YOUR INSTRUCTIONS
Set down all of the data that follows word for word, without the images.

________

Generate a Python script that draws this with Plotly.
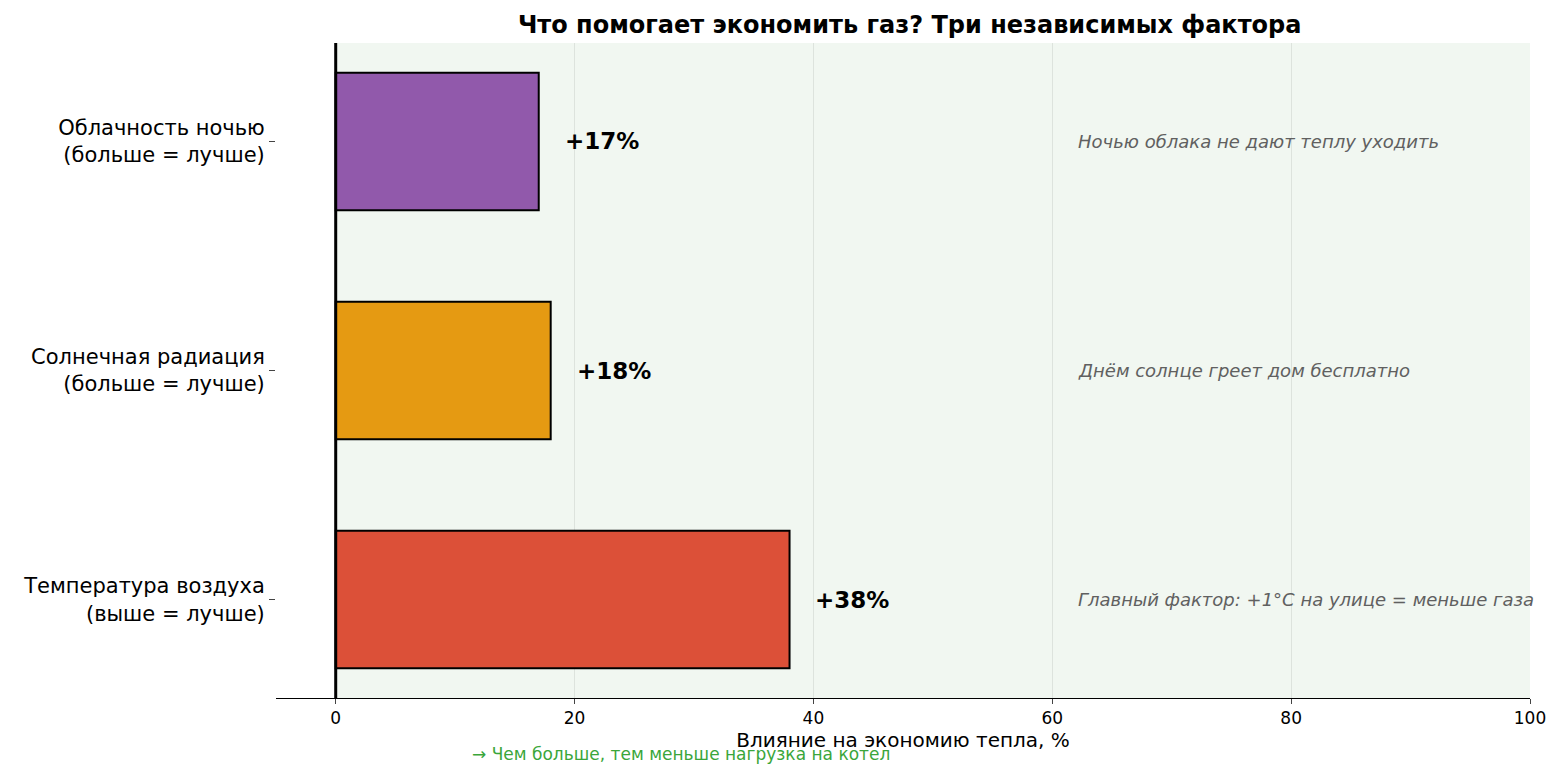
import plotly.graph_objects as go

categories = ["Температура воздуха<br>(выше = лучше)", "Солнечная радиация<br>(больше = лучше)", "Облачность ночью<br>(больше = лучше)"]
values = [38, 18, 17]
colors = ["#dc5038", "#e59a12", "#9159ab"]
notes = ["Главный фактор: +1°C на улице = меньше газа", "Днём солнце греет дом бесплатно", "Ночью облака не дают теплу уходить"]
xticks = [0, 20, 40, 60, 80, 100]

fig = go.Figure()
fig.add_shape(type="rect", xref="x", yref="paper", x0=0, x1=100, y0=0, y1=1,
              fillcolor="#f1f7f1", line_width=0, layer="below")
fig.add_trace(go.Bar(y=list(range(3)), x=values, orientation="h", width=0.6,
                     marker=dict(color=colors, line=dict(color="black", width=2))))
for i, (v, n) in enumerate(zip(values, notes)):
    fig.add_annotation(x=v + 2, y=i, text="<b>+%d%%</b>" % v, showarrow=False, xanchor="left",
                       font=dict(size=23, color="black"))
    fig.add_annotation(x=62, y=i, text="<i>%s</i>" % n, showarrow=False, xanchor="left",
                       font=dict(size=18, color="#606060"))
fig.add_shape(type="line", xref="x", yref="paper", x0=0, x1=0, y0=0, y1=1, line=dict(color="black", width=3))
fig.add_annotation(xref="paper", yref="paper", x=0.155, y=-0.085, xanchor="left", yanchor="middle",
                   text="→ Чем больше, тем меньше нагрузка на котел", showarrow=False,
                   font=dict(size=17, color="#3aa63a"))
fig.update_layout(
    width=1560, height=777, plot_bgcolor="white", paper_bgcolor="white", showlegend=False,
    margin=dict(l=268, r=38, t=35, b=87),
    font=dict(family="DejaVu Sans", color="black"),
    title=dict(text="<b>Что помогает экономить газ? Три независимых фактора</b>", x=0.578, xanchor="center",
               y=0.978, yanchor="middle", font=dict(size=24)),
    xaxis=dict(range=[-5, 100], tickvals=xticks, showgrid=True, gridcolor="#dde3dd", zeroline=False,
               showline=True, linecolor="black", ticks="outside", ticklen=5, tickfont=dict(size=17),
               title=dict(text="Влияние на экономию тепла, %", font=dict(size=20), standoff=3)),
    yaxis=dict(range=[-0.43, 2.43], tickvals=list(range(3)), ticktext=categories, showgrid=False,
               zeroline=False, ticks="outside", ticklen=6, tickfont=dict(size=21)),
)
fig.write_html("out.html")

________

EXPECTED ANSWER
Generate a Python script that draws this with Plotly.
import plotly.graph_objects as go

categories = ["Температура воздуха<br>(выше = лучше)", "Солнечная радиация<br>(больше = лучше)", "Облачность ночью<br>(больше = лучше)"]
values = [38, 18, 17]
colors = ["#dc5038", "#e59a12", "#9159ab"]
notes = ["Главный фактор: +1°C на улице = меньше газа", "Днём солнце греет дом бесплатно", "Ночью облака не дают теплу уходить"]
xticks = [0, 20, 40, 60, 80, 100]

fig = go.Figure()
fig.add_shape(type="rect", xref="x", yref="paper", x0=0, x1=100, y0=0, y1=1,
              fillcolor="#f1f7f1", line_width=0, layer="below")
fig.add_trace(go.Bar(y=list(range(3)), x=values, orientation="h", width=0.6,
                     marker=dict(color=colors, line=dict(color="black", width=2))))
for i, (v, n) in enumerate(zip(values, notes)):
    fig.add_annotation(x=v + 2, y=i, text="<b>+%d%%</b>" % v, showarrow=False, xanchor="left",
                       font=dict(size=23, color="black"))
    fig.add_annotation(x=62, y=i, text="<i>%s</i>" % n, showarrow=False, xanchor="left",
                       font=dict(size=18, color="#606060"))
fig.add_shape(type="line", xref="x", yref="paper", x0=0, x1=0, y0=0, y1=1, line=dict(color="black", width=3))
fig.add_annotation(xref="paper", yref="paper", x=0.155, y=-0.085, xanchor="left", yanchor="middle",
                   text="→ Чем больше, тем меньше нагрузка на котел", showarrow=False,
                   font=dict(size=17, color="#3aa63a"))
fig.update_layout(
    width=1560, height=777, plot_bgcolor="white", paper_bgcolor="white", showlegend=False,
    margin=dict(l=268, r=38, t=35, b=87),
    font=dict(family="DejaVu Sans", color="black"),
    title=dict(text="<b>Что помогает экономить газ? Три независимых фактора</b>", x=0.578, xanchor="center",
               y=0.978, yanchor="middle", font=dict(size=24)),
    xaxis=dict(range=[-5, 100], tickvals=xticks, showgrid=True, gridcolor="#dde3dd", zeroline=False,
               showline=True, linecolor="black", ticks="outside", ticklen=5, tickfont=dict(size=17),
               title=dict(text="Влияние на экономию тепла, %", font=dict(size=20), standoff=3)),
    yaxis=dict(range=[-0.43, 2.43], tickvals=list(range(3)), ticktext=categories, showgrid=False,
               zeroline=False, ticks="outside", ticklen=6, tickfont=dict(size=21)),
)
fig.write_html("out.html")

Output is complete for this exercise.